Typical WTF discussions touch on: Workstation Usages

  • Workstation statistics (desktops, mobile, Servers)
  • OS's used
  • Workstation location (local versus remote sites)
  • Compute model
  • Workstation considerations (futures)

To date, we have had a number of WTF discussions with End-users about the new Workstations that are being released in the next 6 to 9 months.

One of the areas of interest from the workstation customers is the value of improved RAS support for workstations with mission critical usages. The usages range from brokerage firms using them on the stock traders desks, real time engineering analysis of experiments, to oil and gas exploration analysis in the field. The requirements for successful alerting are: (1) filtered critical events of interest, (2) sending the events to a central management console/database, (3) automatically generating a service ticket for the event, (4) the help desk services the ticket and dispositions the request.

Intel vPro with Intel AMT has the answer for workstation alerting. Intel AMT 7.0 supports the following alerts - see table below. These alerts also line up with the critical system issues that customers are interested in.

Type Event Description
Sensor Events Temperature Problems

* Generic critical temperature problem

* Generic temperature warning

* Over - Temperature problem

* Over - Temperature warning

* Under - Temperature problem

* Under - Temperature

Voltage Problems

* Generic critical voltage problem

* Over - voltage problem

* Under - Voltage problem

Fan Problems

* Generic critical fan failure

* Generic predictive fan failure

* Fan Speed problem (fan speed below expected speed, cooling still adequate)

Case Intrusion Physical security (chassis intrusion)
System FW Errors

* Unrecoverable system board failure

* No bootable media

* Hang during option ROM initialization (specified via watchdog set command)

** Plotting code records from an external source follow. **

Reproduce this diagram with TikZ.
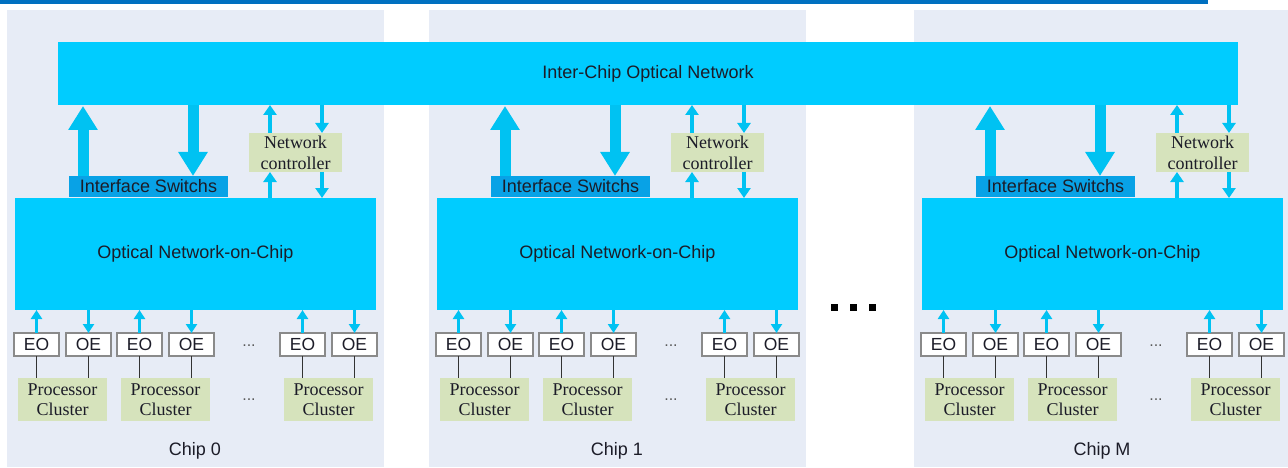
\documentclass[tikz,border=0pt]{standalone}
\usepackage{fontspec}
\setmainfont{Liberation Serif}
\newfontfamily\sansf{Liberation Sans}
\usetikzlibrary{arrows.meta,calc}
\definecolor{topbar}{HTML}{0070C0}
\definecolor{cyanbar}{HTML}{00CCFF}
\definecolor{ifsblue}{HTML}{08A2E6}
\definecolor{chipbg}{HTML}{E7ECF6}
\definecolor{olive}{HTML}{D6E3BC}
\definecolor{arrowc}{HTML}{00C2F2}
\definecolor{txt}{HTML}{1C1C28}
\definecolor{eoline}{HTML}{8A8A8A}
\tikzset{
  rbox/.style={inner sep=0pt, outer sep=0pt, anchor=north west, text=txt},
  cyanbox/.style={rbox, fill=cyanbar, font=\sansf\fontsize{18}{21}\selectfont},
  ifsbox/.style={rbox, fill=ifsblue, minimum width=159pt, minimum height=21pt, font=\sansf\fontsize{18}{21}\selectfont},
  ncbox/.style={rbox, fill=olive, minimum width=93pt, minimum height=39pt, align=center, font=\fontsize{18}{21}\selectfont},
  pcbox/.style={rbox, fill=olive, minimum width=89pt, minimum height=43pt, align=center, font=\fontsize{18}{20}\selectfont},
  eobox/.style={rbox, fill=white, draw=eoline, line width=1.2pt, minimum width=45pt, minimum height=23pt, font=\sansf\fontsize{17.5}{20}\selectfont},
  bigarrow/.style={draw=arrowc, line width=11pt, -{Triangle[width=28pt,length=24pt]}},
  smallarrow/.style={draw=arrowc, line width=3.5pt, -{Triangle[width=13pt,length=10pt]}},
  eoarrow/.style={draw=arrowc, line width=3pt, -{Triangle[width=11pt,length=9pt]}},
  link/.style={draw=black!80, line width=1.5pt},
  smalldots/.style={inner sep=0pt, anchor=base, text=black!65, font=\sansf\fontsize{16}{16}\selectfont},
  bigdot/.style={fill=black, inner sep=0pt, minimum size=7pt},
  chiplabel/.style={inner sep=0pt, text=txt, font=\sansf\fontsize{18}{20}\selectfont}
}
\begin{document}
\begin{tikzpicture}[x=1pt,y=-1pt]
\useasboundingbox (0,0) rectangle (1288,468);
\fill[white] (0,0) rectangle (1288,468);
\fill[topbar] (0,0) rectangle (1208,4);
% chip backgrounds
\foreach \ox in {0,422,907}{
  \fill[chipbg] (7+\ox,10) rectangle (384+\ox,467);
}
% inter-chip network
\node[cyanbox, minimum width=1180pt, minimum height=63pt] (icon) at (58,42) {Inter-Chip Optical Network};
% big dots
\node[bigdot] (bd1) at (834,307) {};
\node[bigdot] (bd2) at (853,307) {};
\node[bigdot] (bd3) at (872,307) {};
\foreach \ox/\c/\lab in {0/a/Chip 0, 422/b/Chip 1, 907/c/Chip M}{
\begin{scope}[shift={(\ox,0)}]
  \node[cyanbox, minimum width=361pt, minimum height=112pt] (onoc\c) at (15,198) {Optical Network-on-Chip};
  \node[ifsbox] (ifs\c) at (69,176) {Interface Switchs};
  \node[ncbox] (nc\c) at (249,133) {Network\\controller};
  % thick arrows
  \coordinate (up\c) at ($(ifs\c.north west)+(14,0)$);
  \coordinate (dn\c) at ($(ifs\c.north west)+(124,0)$);
  \draw[bigarrow, shorten >=1pt] (up\c) -- (up\c |- icon.south);
  \draw[bigarrow] (dn\c |- icon.south) -- (dn\c);
  % controller arrows
  \coordinate (ncu\c) at ($(nc\c.north west)+(21,0)$);
  \coordinate (ncd\c) at ($(nc\c.north east)+(-20,0)$);
  \draw[smallarrow] (ncu\c) -- (ncu\c |- icon.south);
  \draw[smallarrow] (ncd\c |- icon.south) -- (ncd\c);
  \draw[smallarrow] (ncu\c |- onoc\c.north) -- (ncu\c |- nc\c.south);
  \draw[smallarrow] (ncd\c |- nc\c.south) -- (ncd\c |- onoc\c.north);
  % EO / OE / processor clusters
  \foreach \ex/\k in {14/1,117/2,280/3}{
    \node[eobox] (eo\c\k) at (\ex,333) {EO};
    \node[eobox] (oe\c\k) at (\ex+52,333) {OE};
    \node[pcbox] (pc\c\k) at (\ex+4,378) {Processor\\Cluster};
    \draw[eoarrow] (eo\c\k.north) -- (eo\c\k.north |- onoc\c.south);
    \draw[eoarrow] (oe\c\k.north |- onoc\c.south) -- (oe\c\k.north);
    \draw[link] (eo\c\k.south) -- (eo\c\k.south |- pc\c\k.north);
    \draw[link] (oe\c\k.south) -- (oe\c\k.south |- pc\c\k.north);
  }
  \node[smalldots] (sd1\c) at (249,346) {...};
  \node[smalldots] (sd2\c) at (249,400) {...};
  \node[chiplabel] (lab\c) at (195,451) {\lab};
\end{scope}
}
\end{tikzpicture}
\end{document}
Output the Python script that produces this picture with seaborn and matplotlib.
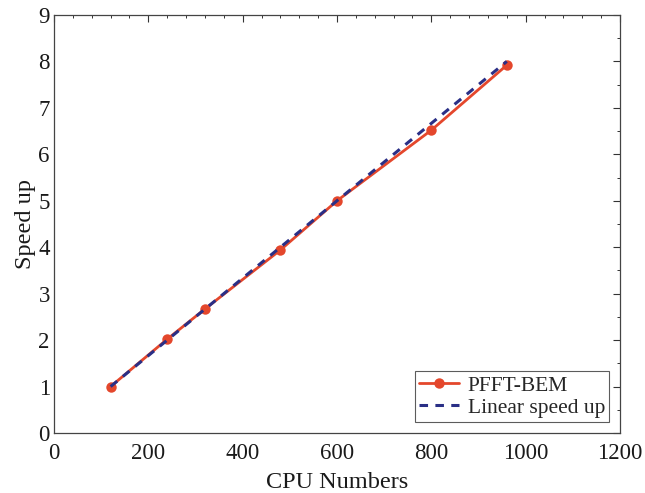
import matplotlib
matplotlib.use("Agg")
import matplotlib.pyplot as plt
from matplotlib.ticker import MultipleLocator
import seaborn as sns
import pandas as pd

cpu_numbers = [120, 240, 320, 480, 600, 800, 960]
pfft_bem = [1.0, 2.02, 2.67, 3.94, 5.0, 6.52, 7.92]
linear_speedup = [1.0, 2.0, 2.667, 4.0, 5.0, 6.667, 8.0]

sns.set_theme(style="white")
plt.rcParams["font.family"] = ["Liberation Serif", "DejaVu Serif"]

df = pd.DataFrame({"cpu": cpu_numbers, "pfft": pfft_bem, "linear": linear_speedup})

fig = plt.figure(figsize=(6.45, 4.93), dpi=100)
ax = fig.add_axes([54 / 645, 1 - 433 / 493, (620 - 54) / 645, (433 - 15) / 493])

sns.lineplot(data=df, x="cpu", y="pfft", ax=ax, color="#e4472c", linewidth=2.0,
             marker="o", markersize=7.5, markeredgewidth=0, label="PFFT-BEM")
sns.lineplot(data=df, x="cpu", y="linear", ax=ax, color="#2a2f86", linewidth=2.2,
             linestyle=(0, (2.8, 2.4)), label="Linear speed up")

ax.set_xlim(0, 1200)
ax.set_ylim(0, 9)
ax.xaxis.set_major_locator(MultipleLocator(200))
ax.xaxis.set_minor_locator(MultipleLocator(40))
ax.yaxis.set_major_locator(MultipleLocator(1))
ax.yaxis.set_minor_locator(MultipleLocator(0.5))
ax.tick_params(which="both", direction="in", top=True, right=True, colors="#333333",
               labelcolor="#1a1a1a")
ax.tick_params(which="major", length=5, width=0.8, labelsize=16.5)
ax.tick_params(axis="x", which="major", pad=7)
ax.tick_params(axis="y", which="major", pad=3)
ax.tick_params(which="minor", length=2.5, width=0.7)
for s in ax.spines.values():
    s.set_color("#444444")
    s.set_linewidth(0.9)

ax.set_xlabel("CPU Numbers", fontsize=17.5, color="#1a1a1a", labelpad=6)
ax.set_ylabel("Speed up", fontsize=17.5, color="#1a1a1a", labelpad=2)

leg = ax.legend(loc="lower right", fontsize=15.5, frameon=True, fancybox=False,
                borderpad=0.2, handlelength=1.85, handletextpad=0.4,
                labelspacing=0.1, borderaxespad=0.5)
leg.get_frame().set_edgecolor("#333333")
leg.get_frame().set_linewidth(0.8)

fig.savefig("out.png", dpi=100)
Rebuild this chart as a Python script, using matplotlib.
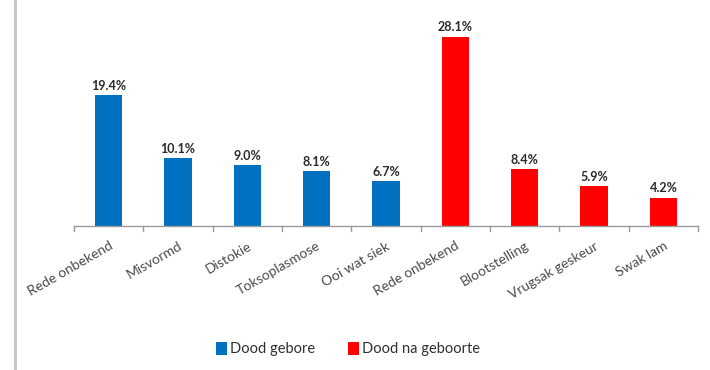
import matplotlib
matplotlib.use("Agg")
import matplotlib.pyplot as plt
from matplotlib.patches import Patch
from matplotlib.lines import Line2D

categories = ["Rede onbekend", "Misvormd", "Distokie", "Toksoplasmose", "Ooi wat siek",
              "Rede onbekend", "Blootstelling", "Vrugsak geskeur", "Swak lam"]
values = [19.4, 10.1, 9.0, 8.1, 6.7, 28.1, 8.4, 5.9, 4.2]
groups = ["Dood gebore"] * 5 + ["Dood na geboorte"] * 4
group_names = ["Dood gebore", "Dood na geboorte"]
group_colors = {"Dood gebore": "#0070C0", "Dood na geboorte": "#FF0000"}

plt.rcParams['font.family'] = ['Lato', 'DejaVu Sans']

W, H = 710, 370
fig = plt.figure(figsize=(W / 100, H / 100), dpi=100)
ax = fig.add_axes([74 / W, (H - 226) / H, (698 - 74) / W, (226 - 20) / H])

x = list(range(len(categories)))
colors = [group_colors[g] for g in groups]
ax.bar(x, values, width=0.39, color=colors, zorder=2)
ax.set_xlim(-0.5, len(categories) - 0.5)
ax.set_ylim(0, 30.6)

for xi, v in zip(x, values):
    ax.text(xi, v + 0.5, f"{v:.1f}%", ha='center', va='bottom', fontsize=9,
            fontweight='bold', color='#2a2a2a')

for s in ['top', 'right', 'left']:
    ax.spines[s].set_visible(False)
ax.spines['bottom'].set_color('#9a9a9a')
ax.spines['bottom'].set_linewidth(1.0)
ax.set_yticks([])

ax.set_xticks(x)
ax.set_xticklabels(categories, rotation=30, ha='right', rotation_mode='anchor',
                   fontsize=10, color='#4a4a4a')
ax.tick_params(axis='x', length=0, pad=10)
# boundary tick marks
for b in [i - 0.5 for i in range(len(categories) + 1)]:
    ax.plot([b, b], [0, -0.7], color='#9a9a9a', lw=1.0, clip_on=False)

# left frame line
fig.add_artist(Line2D([15 / W, 15 / W], [0, 1], color='#c8c8c8', lw=2.2,
                      transform=fig.transFigure))

handles = [Patch(facecolor=group_colors[g], edgecolor='none') for g in group_names]
fig.legend(handles, group_names, loc='center', bbox_to_anchor=(348 / W, 21 / H),
           ncol=2, frameon=False, fontsize=10.5, handlelength=0.75, handleheight=1.0,
           handletextpad=0.25, columnspacing=2.2, labelcolor='#303030')

fig.savefig("out.png", dpi=100, facecolor='white')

* Unrecoverable multi-processor configuration mismatch

System FW Progress Events

* System firmware started. The presence of this progress code indicates that at least one CPU is properly executing

* Starting memory initialization and test

* Completed memory initialization and test

* Starting hard disk initialization and test

* waiting for the user-password entry

* Entering BIOS setup

* Starting system resource configuration

* Starting OS boot process

* Starting option ROM initialization

* Starting secondary processors(s)' initialization

Watchdog Events

* System Boot Failure

* OS Boot Failure

AMT Generated Events

* Link Up Event

* Watchdog Events

* Password Attack Events

* Circuit Breaker Event

* Agent Presence Events

* FW update Events

* Bring Up Events ( CPU missing, CPU DOA, DIMM missing, BIOS hang)

* User notification alert

* AMT notification alert

* Auditor Notification Alert

* Host Wake Up Notification Alert

Alerting - Current Options:

The ISV's support for Alerting is Symantec's Altiris Management Console, which has a Notification Server that can be setup to where the Support Engineer can:

  • Select and Subscribe to Specific Alerts
  • If Hardware Event is triggered an Alert is sent to a location which is defined by the subscription
  • Once Alert is received, a defined set of actions can be used to respond to the alert

Next option is, using the AMT DTK (AMT Developers Toolkit), which has an AMTEventData class that can be used to customize alerts. The custom alerts can be categorized into FW errors, FW Progress Events, Watchdog Events and AMT generated events.

Last option is by using Microsoft's Powershell scripting tool with the Intel vPro Technology module. With this, an IT Administrator can write custom scripts which can help with creating Alert subscriptions and integrating it into the overall IT support structure. More info on this can be found on this link.

Customized Alerts: On the same Alerting topic, customers want to be able to trigger on more specific info. For example, they want to be notified if the temperature or voltage of there workstation has exceeded a threshold they have set.

Questions to the reader:

Are there additional requirements for workstations? What Usages  are driving the needs? Are you using other tools? If you are using the DTK or the Intel vPro Technology module with Microsoft's Powershell scripting tool, is there a library that contain working sample scripts which customers can take and use?